Dr. David Lewis
Former EPA Deputy Administrator Robert Perciasepe alternated back and forth between directing EPA and the National Audubon Society. As chief birdwatcher, he promoted sewage treatment plants as bird sanctuaries. But, at EPA, he covered up adverse effects land application of sewage sludges, aka biosolids, are having on the environment. He even reneged on an agreement that would have funded EPA researchers in Athens to investigate the impact DDT metabolites and other pollutants in sewage sludges are likely having on birds.
EPA’s Office of Research & Development refused to approve EPA’s sludge regulation without a proper foundation in science. Perciasepe circumvented ORD by funding the University of Georgia and other universities to support it in violation of the Federal Grants and Cooperative Agreement Act, which prohibits federal grants from directly benefitting the government. He also created a biosolids response team, which used fabricated data to discredit evidence of adverse health effects.
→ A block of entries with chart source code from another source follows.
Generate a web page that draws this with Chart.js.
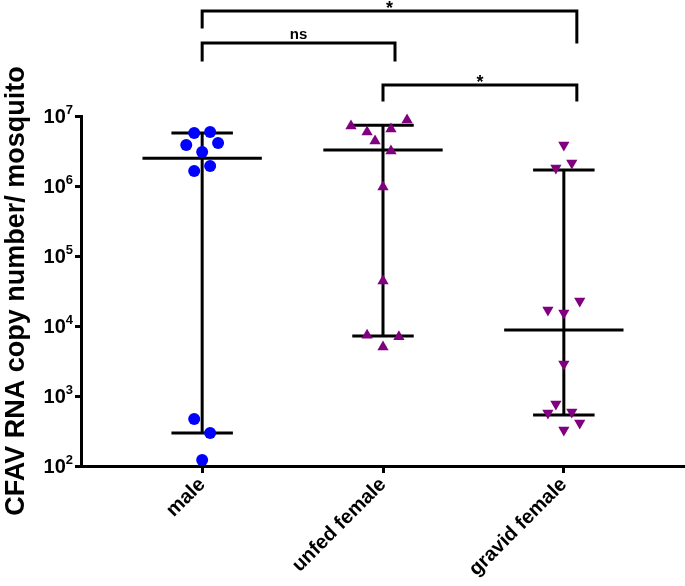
<!DOCTYPE html>
<html>
<head>
<meta charset="utf-8">
<script src="https://cdn.jsdelivr.net/npm/chart.js@4.4.1/dist/chart.umd.min.js"></script>
<style>
  html, body { margin: 0; padding: 0; background: #fff; }
  #wrap { width: 685px; height: 586px; }
</style>
</head>
<body>
<div id="wrap"><canvas id="chart"></canvas></div>
<script>
const FONT = "'Liberation Sans', Arial, sans-serif"

const groups = ['male', 'unfed female', 'gravid female']
const yTicks = [1e2, 1e3, 1e4, 1e5, 1e6, 1e7]

// x = column position with the scatter jitter (0 male, 1 unfed, 2 gravid)
const maleX = [-0.044, 0.044, -0.088, 0.088, 0, -0.044, 0.044, -0.044, 0.044, 0]
const maleY = [5.7e6, 5.9e6, 3.85e6, 4.1e6, 3.06e6, 1.64e6, 1.93e6, 469, 296, 122]

const unfedX = [0.823, 1.133, 0.912, 1.044, 0.956, 1.044, 1, 1, 0.912, 1.088, 1]
const unfedY = [7.2e6, 8.8e6, 5.9e6, 6.5e6, 4.4e6, 3.16e6, 9.7e5, 4.4e4, 7.4e3, 7.0e3, 5.0e3]

const gravidX = [2, 1.956, 2.044, 1.912, 2, 2.088, 2, 1.956, 1.912, 2.044, 2.088, 2]
const gravidY = [3.85e6, 1.81e6, 2.13e6, 1.69e4, 1.53e4, 2.27e4, 2.87e3, 769, 571, 590, 411, 327]

// median and interquartile range per group
const medians = [2.5e6, 3.27e6, 8.8e3]
const q1 = [296, 7.2e3, 535]
const q3 = [5.7e6, 7.4e6, 1.69e6]

// significance comparisons (group indexes)
const compFrom = [0, 0, 1]
const compTo = [2, 1, 2]
const compLabels = ['*', 'ns', '*']

const pts = (xs, ys) => xs.map((x, i) => ({x: x, y: ys[i]}))

// median bar + IQR whiskers, segments split by null gaps
function summaryLines() {
  const out = []
  groups.forEach((g, i) => {
    out.push({x: i - 0.33, y: medians[i]}, {x: i + 0.33, y: medians[i]}, {x: i, y: null})
    out.push({x: i - 0.17, y: q3[i]}, {x: i + 0.17, y: q3[i]}, {x: i, y: null})
    out.push({x: i - 0.17, y: q1[i]}, {x: i + 0.17, y: q1[i]}, {x: i, y: null})
    out.push({x: i, y: q1[i]}, {x: i, y: q3[i]}, {x: i, y: null})
  })
  return out
}

const yLabels = {
  id: 'yLabels',
  afterDraw(chart) {
    const ctx = chart.ctx, y = chart.scales.y
    ctx.save()
    ctx.fillStyle = '#000'
    ctx.textBaseline = 'middle'
    y.ticks.forEach(t => {
      const py = y.getPixelForValue(t.value)
      const exp = String(Math.round(Math.log10(t.value)))
      ctx.font = 'bold 13px ' + FONT
      ctx.textAlign = 'right'
      const supW = ctx.measureText(exp).width
      ctx.fillText(exp, 73, py - 6)
      ctx.font = 'bold 20px ' + FONT
      ctx.fillText('10', 73 - supW, py + 1)
    })
    ctx.restore()
  }
}

const brackets = {
  id: 'brackets',
  afterDraw(chart) {
    const ctx = chart.ctx, x = chart.scales.x
    // line height, left leg end, right leg end, right-end nudge
    const rows = [[11, 27, 42, 13], [43, 60, 60, 12], [85, 100, 100, 13]]
    ctx.save()
    ctx.strokeStyle = '#000'
    ctx.fillStyle = '#000'
    ctx.lineWidth = 3
    ctx.lineCap = 'square'
    compFrom.forEach((f, i) => {
      const r = rows[i]
      const x0 = x.getPixelForValue(f)
      const x1 = x.getPixelForValue(compTo[i]) + r[3]
      ctx.beginPath()
      ctx.moveTo(x0, r[1])
      ctx.lineTo(x0, r[0])
      ctx.lineTo(x1, r[0])
      ctx.lineTo(x1, r[2])
      ctx.stroke()
      ctx.textAlign = 'center'
      ctx.textBaseline = 'alphabetic'
      if (compLabels[i] === '*') {
        ctx.font = 'bold 18px ' + FONT
        ctx.fillText('*', (x0 + x1) / 2, r[0] + 3)
      } else {
        ctx.font = 'bold 15px ' + FONT
        ctx.fillText(compLabels[i], (x0 + x1) / 2, r[0] - 4)
      }
    })
    ctx.restore()
  }
}

const axisLines = {drawOnChartArea: false, color: '#000', lineWidth: 3, tickLength: 7}

new Chart(document.getElementById('chart'), {
  type: 'scatter',
  data: {
    datasets: [
      {data: pts(maleX, maleY), pointStyle: 'circle', pointRadius: 6, backgroundColor: '#0000ff', borderColor: '#0000ff', borderWidth: 0, order: 0, clip: false},
      {data: pts(unfedX, unfedY), pointStyle: 'triangle', pointRadius: 6.5, backgroundColor: '#800080', borderColor: '#800080', borderWidth: 0, order: 0, clip: false},
      {data: pts(gravidX, gravidY), pointStyle: 'triangle', rotation: 180, pointRadius: 6.5, backgroundColor: '#800080', borderColor: '#800080', borderWidth: 0, order: 0, clip: false},
      {data: summaryLines(), showLine: true, spanGaps: false, pointRadius: 0, borderColor: '#000', borderWidth: 3, order: 1, clip: false}
    ]
  },
  options: {
    responsive: true,
    maintainAspectRatio: false,
    animation: false,
    layout: {autoPadding: false, padding: {top: 116, right: 0, bottom: 0, left: 0}},
    plugins: {legend: {display: false}, tooltip: {enabled: false}},
    scales: {
      x: {
        type: 'linear', min: -0.67, max: 2.67,
        afterBuildTicks: s => { s.ticks = groups.map((g, i) => ({value: i})) },
        afterFit: s => { s.height = 120; s.paddingLeft = 0; s.paddingRight = 0 },
        grid: axisLines,
        border: {color: '#000', width: 3},
        ticks: {minRotation: 45, maxRotation: 45, padding: 0, color: '#000', font: {family: FONT, size: 20, weight: 'bold'}, callback: v => groups[v]}
      },
      y: {
        type: 'logarithmic', min: 1e2, max: 1e7,
        afterBuildTicks: s => { s.ticks = yTicks.map(v => ({value: v})) },
        afterFit: s => { s.width = 81 },
        grid: Object.assign({}, axisLines, {tickLength: 6}),
        border: {color: '#000', width: 3},
        ticks: {display: false},
        title: {display: true, text: 'CFAV RNA copy number/ mosquito', color: '#000', padding: 0, font: {family: FONT, size: 27, weight: 'bold'}}
      }
    }
  },
  plugins: [yLabels, brackets]
})
</script>
</body>
</html>
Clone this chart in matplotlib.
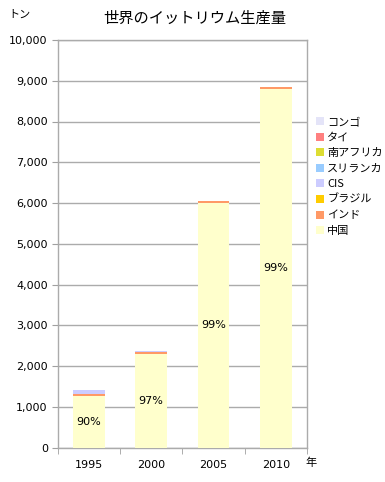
import matplotlib
matplotlib.use("Agg")
import matplotlib.pyplot as plt
import numpy as np
from matplotlib.ticker import FuncFormatter, MultipleLocator, FixedLocator

plt.rcParams['font.family'] = ['Noto Sans CJK JP', 'DejaVu Sans']

years = ['1995', '2000', '2005', '2010']
countries = ['中国', 'インド', 'ブラジル', 'CIS', 'スリランカ', '南アフリカ', 'タイ', 'コンゴ']
colors = ['#FFFFCC', '#FF9966', '#FFCC00', '#CCCCFF', '#99CCFF', '#DDDD33', '#FF8080', '#E4E4F8']
china = [1270, 2300, 6000, 8800]
india = [55, 50, 50, 50]
brazil = [0, 0, 0, 0]
cis = [85, 20, 0, 0]
srilanka = [0, 0, 0, 0]
safrica = [0, 0, 0, 0]
thai = [0, 0, 0, 0]
congo = [0, 0, 0, 0]
series = [china, india, brazil, cis, srilanka, safrica, thai, congo]

fig = plt.figure(figsize=(3.85, 4.82), dpi=100)
ax = fig.add_axes([57.5/385, 1-447.5/482, (307-57.5)/385, (447.5-40)/482])

x = np.arange(len(years))
bottom = np.zeros(len(years))
handles = []
for name, vals, c in zip(countries, series, colors):
    b = ax.bar(x, vals, 0.51, bottom=bottom, color=c, label=name, zorder=3, linewidth=0)
    handles.append(b)
    bottom += np.array(vals)

totals = bottom
for i in range(len(years)):
    pct = round(china[i] / totals[i] * 100)
    ax.text(x[i], china[i] / 2, f'{pct}%', ha='center', va='center', fontsize=8, zorder=4,
            family=['DejaVu Sans'])

ax.set_xlim(-0.5, 3.5)
ax.set_ylim(0, 10000)
ax.yaxis.set_major_locator(MultipleLocator(1000))
ax.yaxis.set_major_formatter(FuncFormatter(lambda v, p: f'{int(v):,}'))
ax.set_xticks(x)
ax.set_xticklabels(years)
ax.xaxis.set_minor_locator(FixedLocator([-0.5, 0.5, 1.5, 2.5, 3.5]))
ax.tick_params(axis='x', which='major', length=0, labelsize=8, pad=9)
ax.tick_params(axis='x', which='minor', length=4, color='#A0A0A0', direction='out')
ax.tick_params(axis='y', length=4, color='#A0A0A0', direction='out', labelsize=8, pad=3)
for lab in ax.get_xticklabels() + ax.get_yticklabels():
    lab.set_family(['DejaVu Sans'])
ax.grid(axis='y', color='#ABABAB', linewidth=1, zorder=1)
for s in ax.spines.values():
    s.set_color('#ABABAB')
    s.set_linewidth(1)

fig.text(195/385, 1-18/482, '世界のイットリウム生産量', ha='center', va='center', fontsize=11)
fig.text(8/385, 1-15/482, 'トン', ha='left', va='center', fontsize=8)
fig.text(305/385, 1-463/482, '年', ha='left', va='center', fontsize=8)

leg = fig.legend(handles[::-1], countries[::-1], loc='upper left',
                 bbox_to_anchor=(316/385, 1-117/482), frameon=False, fontsize=8,
                 handlelength=0.7, handleheight=0.7, handletextpad=0.3,
                 labelspacing=0.5, borderpad=0, borderaxespad=0)

fig.savefig('out.png', dpi=100)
Perciasepe paved the way for other top EPA officials to protect the sewage sludge business. Inspector General John Martin dismantled ORD’s network of independent field labs that refused to approve EPA’s sludge regulation. Thomas Burke, who currently heads ORD, removed evidence showing EPA-approved biosolids are having adverse health effects from a National Academy of Sciences report. And Deputy Asst. Administrator Henry Longest stopped EPA scientists from documenting adverse effects.
Sewage treatment plants selectively concentrate the kinds of highly persistent chemical pollutants that are biomagnified up the food chain. Rachel Carson wrote about them in her book, “Silent Spring.” Thanks to Perciasepe and other top EPA leaders, every municipality in the United States now spreads tons of treated sewage sludges on every conveniently available acre of land it can find. Pollutant-laden soil particles are picked up by wind and rain, and redeposited far and wide.
The toll biosolids will eventually take on the environment could rival the effects of climate change. Plant and animal populations have rebounded after warming periods and Ice Ages. But few, if any, living organisms are equipped to deal with us combining the whole universe of pollutants that damage plants and animals at trace levels in water, and spreading them on land at millions of times higher concentrations.
David Lewis, Ph.D.
Former U.S. EPA Research Microbiologist
David Lewis is an internationally recognized research microbiologist whose work on public health and environmental issues, as a senior-level Research Microbiologist in EPA’s Office of Research & Development and member of the Graduate Faculty of the University of Georgia, has been reported in numerous news articles and documentaries from TIME magazine and Reader’s Digest to National Geographic.